Le dernier des migrants s’appelle Raymond. La Sierra Leone, son pays d’origine, l’a chassé avec une interminable guerre civile financée par les «diamants de sang». L’implication de Charles Taylor du Libéria, présentement en prison à cause de ses crimes, n’a fait qu’empirer les choses. Un Pays à la dérive qui a forcé Raymond et bien d’autres milliers comme lui, à l’abandonner et à chercher ailleurs le salut. Raymond a 42 ans et depuis ses 14 ans il n’a vu que la guerre qui a duré une quinzaine d’année. De réfugié il s’est transformé en émigré et finalement en «irrégulier». Avec la complicité de l’OIM, Organisation Internationale des Migrations, de présumé «criminel» il a pu accéder au statut de libre migrant renvoyé à domicile. Il s’agit d’une identité qui s’est construite et défaite avec le temps, le sable, les documents et les frontières, fragiles, de l’humaine aventure. Raymond était passé saluer un jour avant son retour au pays natal. C’était le mois de juin passé et il avait promis de manière solennelle, devant le Dieu des migrants, qu’il serait resté au pays qu’il avait été obligé de quitter 30 ans auparavant. Raymond n’a pas pu ou voulu résister au chant des sirènes de sable qui, après l’expérience décevante d'Ulysse, ont fait des migrants leur cible privilégié. Personne n’a attaché Raymond à l’arbre du bateau comme Ulysse et ainsi, sans aucune arrière-pensée, Raymond est parti de nouveau.
Il présente sagement le passeport qu’il gardait dans sa poche avec une multitude d’autres feuilles écrites à la main. Adresses, numéros de téléphone, promesse de mariage et un code secret pour retirer l’argent d’un compte en banque qui n’existe pas. Il venait juste de traverser la frontière du Nigeria après avoir passé celle du Bénin, du Togo, du Ghana, de la Cote d’Ivoire et de la Guinée. Tout cela à cause des sirènes de sable qui, évidemment, gardaient des liens avec celles de la mer et aussi celles de la brousse. Une sorte de «multinationale» des sirènes qui, facilité par la globalisation, ont la possibilité de communiquer en temps réel les déplacements des migrants et délocaliser leurs chants. Raymond est resté juste deux mois dans son pays où la paix n’arrive pas à nourrir la dignité et il se plaint de ne pas avoir reçu le fond alloué pour la réinsertion au pays.

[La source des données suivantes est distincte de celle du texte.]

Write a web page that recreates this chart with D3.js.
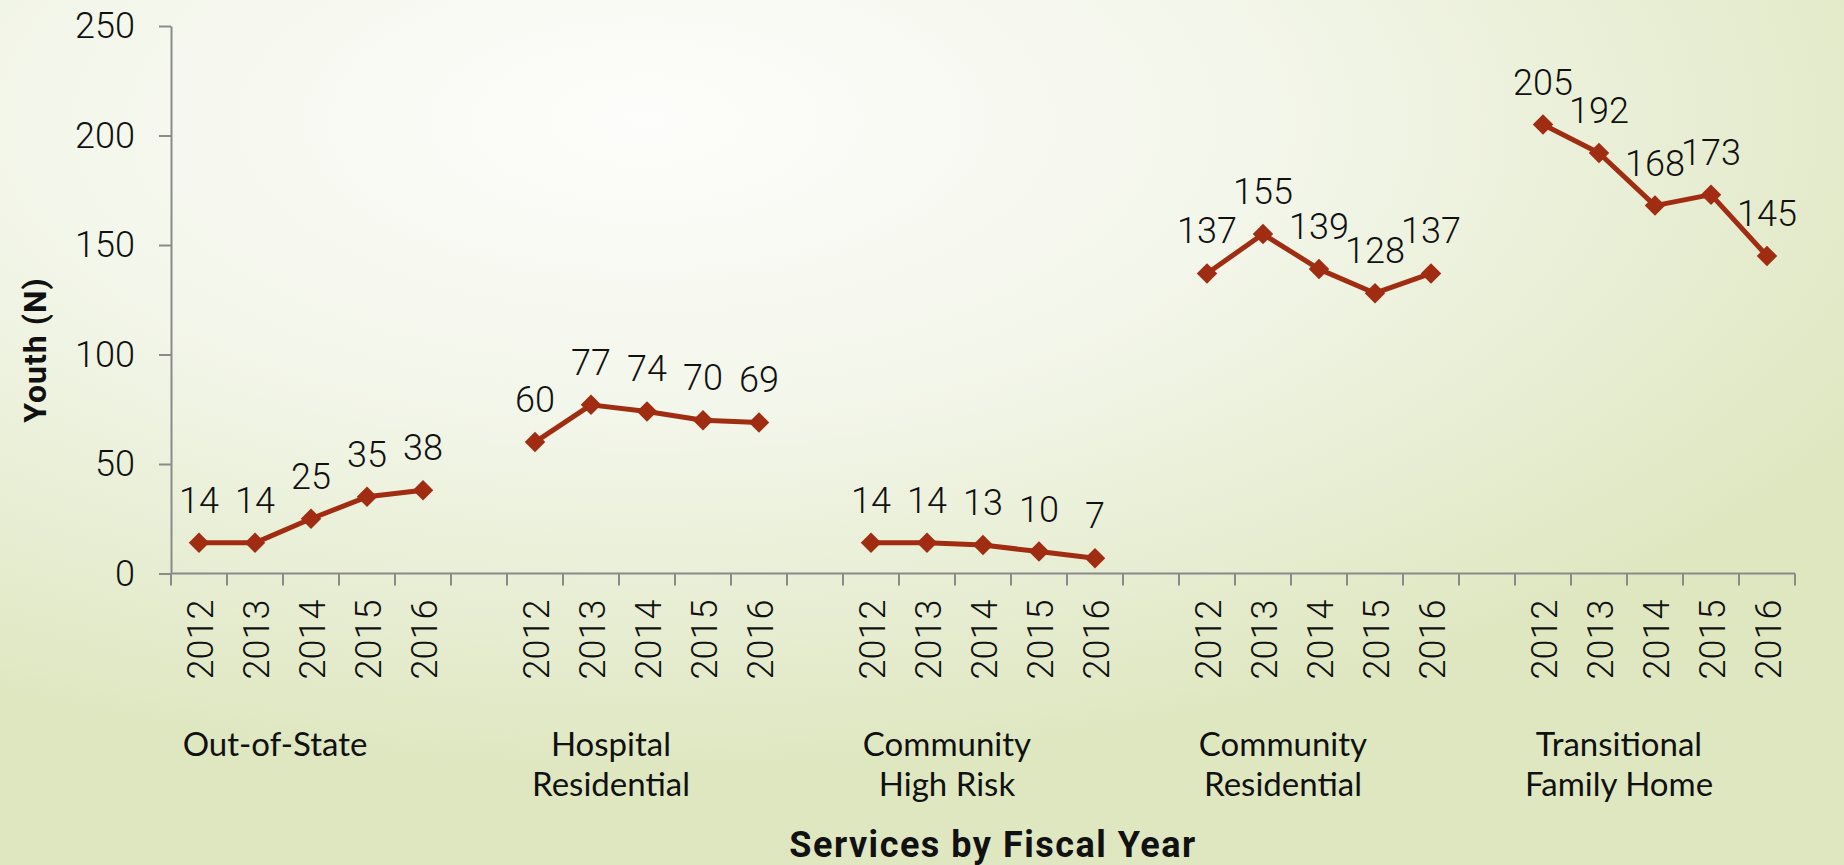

Ce fond, comme bien d’autres fonds, est alloué et géré par l’OIM, qui s’occupe, entre autres des «libres retours» au pays de migrants bloqués aux frontières par les accords avec l’Europe. Les millions reçus par cette institution onusienne sont utilisés avec une certaine opacité, caractéristique de cette Organisation qui se présente toujours comme porteuse de bienfaisance pour les migrants. Raymond n’a pas hésité un seul instant : il a de nouveau abandonné son pays d’origine, une marâtre qui a trahi et vendu ses enfants depuis des années aux meilleurs acteurs de l’assistance humanitaire.
Juste avant lui, qui cherche une maison sans la trouver, étaient passées trois dames de la RCA. C’était pendant le séminaire sur la démocratie en Afrique, elles arrivent sans avoir aucun mandat renouvelable deux fois. De leur pays, en guerre depuis le dernier coup d’état de 2013, ils ont transité via le Cameroun, le Nigéria pour traverser le Niger jusqu’à Agadez, la nouvelle frontière de l’Europe. Ils n’ont pas pu empêcher, à un jour et demi de voyage d’Agadez, d’être attaquées par des bandits armés qui parlaient arabe et qui les ont volées de leurs avoirs et de ce qu’on ne dit pas en public. Fatima, une de trois femmes dont la fille d’onze ans a dû passer sur le même chemin qu’elles. La petite vit avec sa maman, pour le moment, dans une des gares de la ville, qui ressemblent à un hôtel Radisson Blu des pauvres, avec des douches, des toilettes et des petits matelas d’éponge. Avant de partir, elle a confessé, sous le regard pudique des sirènes de sable, que sa fille s’appelle Maryam, Marie.